In essence, if you want a more precise certification in terms of cut, head over to AGS labs. The cut grading may be the only thin line separating AGS from GIA. If you’re more inclined to a diamond’s cut grade, Whiteflash offers A CUT ABOVE diamonds certified by the AGS.
European Gemological Laboratory
Though not as popular as the American counterparts, EGL or European Gemological Laboratory has been grading diamonds mostly in Europe. EGL has two main factions: EGL USA and EGL International. The latter was recently banned in the United States.
On the other hand, EGL has a huge global presence with offices in Paris, Tel Aviv, Johannesburg, among others. The company is popular in grading stones that weigh less than a carat. EGL is also the first company known to mention SI3 clarity rating in their certificates but has faced several lawsuits for over grading diamonds.
In my opinion, both the GIA and AGS are better certification labs- several of EGL’s certifications have loose grading standards. EGL is also an active for-profit organization creating possible loopholes to inconsistent certifications.
International Gemological institute
IGI means the International Gemological Institute. Just as the EGL, this is a for-profit organization and is a household name in Europe. It is also acknowledged in the United States but not as popular as the US-based diamond laboratories.
Apart from grading natural stones, IGI also grades lab-grown diamonds on a commercial scale. Even with its prominence, IGI certifications may still be off by two or three grades. That being said, I highly recommend you avoid EGL. You may pay a hefty bunch, especially if the stone was graded a few points higher.
How To Ascertain If A Diamond Certification Matches With The Specific Diamond?
Even with certifications, you can still get easily duped if you’re not careful. You need to make sure the certificate corresponds to the diamond you purchased. One simple way to do this is by checking if the stone is laser-printed a serial number on the girdle. The serial number should match the certificate. Professional thieves tend to polish the serial number and replace it with different stones.
Another way to compare certification is by using a third-party’s professional appraisal. Some certificates don’t have the same level of detail in mentioning weight, measurements, proportions, and angles. Comparing a third-party’s appraisal with that of your certificate should filter out any discrepancies.
A professional appraiser should most likely be a GG (graduate gemologist) who has all the necessary equipment for evaluation. Of course, you can send your diamond without its original certificate just to make sure the appraiser doesn’t copy the details. If you’re too busy to look for an appraiser, head over to your local jeweler and book an appointment with an appraiser.
Look out for things like inclusions and how they are plotted. They are one of the few aspects hard to manipulate in a diamond.
The Difference Between Diamond Certification And Appraisal?

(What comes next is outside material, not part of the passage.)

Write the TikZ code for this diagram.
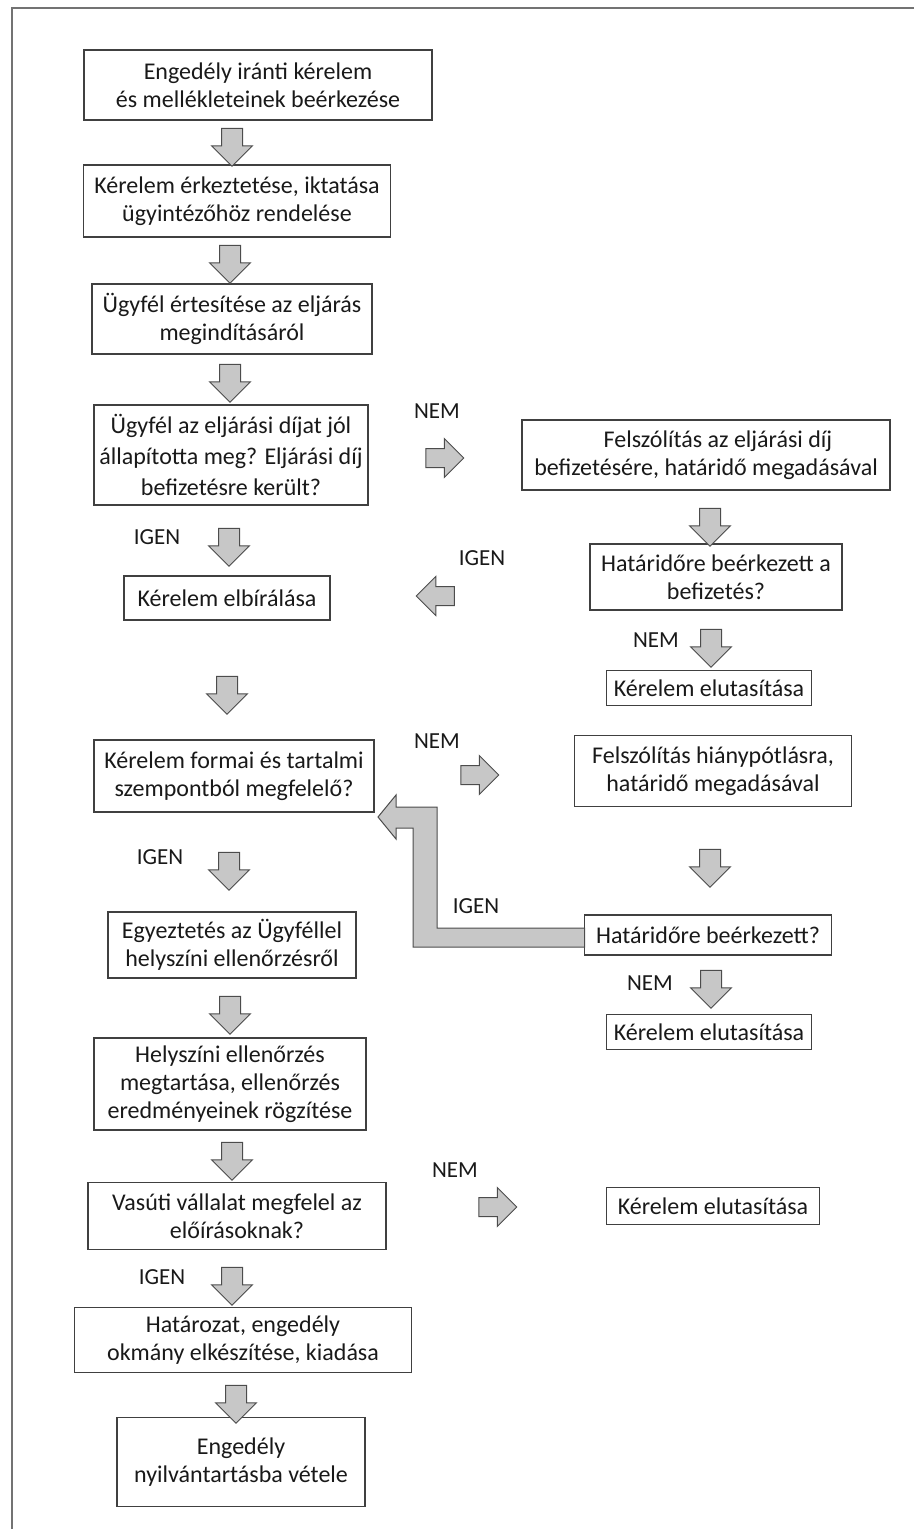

Diamond certification is an in-depth review of the rock’s qualities: cut, color, carat weight, and clarity. It is done in a loose diamond, but will be used even after setting has been added. Certifications are used to represent a diamond’s qualities and do not asses the value of the stone.
A diamond appraisal designates a monetary value to a stone. Appraisals done on loose stones are more accurate than those on ring setting are since flaws are less likely to be hidden. Appraisals may be obsolete over time since they valuate a diamond according to the current market value.
Appraisals may depend on the current condition of the stone and not necessarily the certification. For instance, a diamond’s clarity may deteriorate with time due to wear and tear. At this point, recertification is necessary.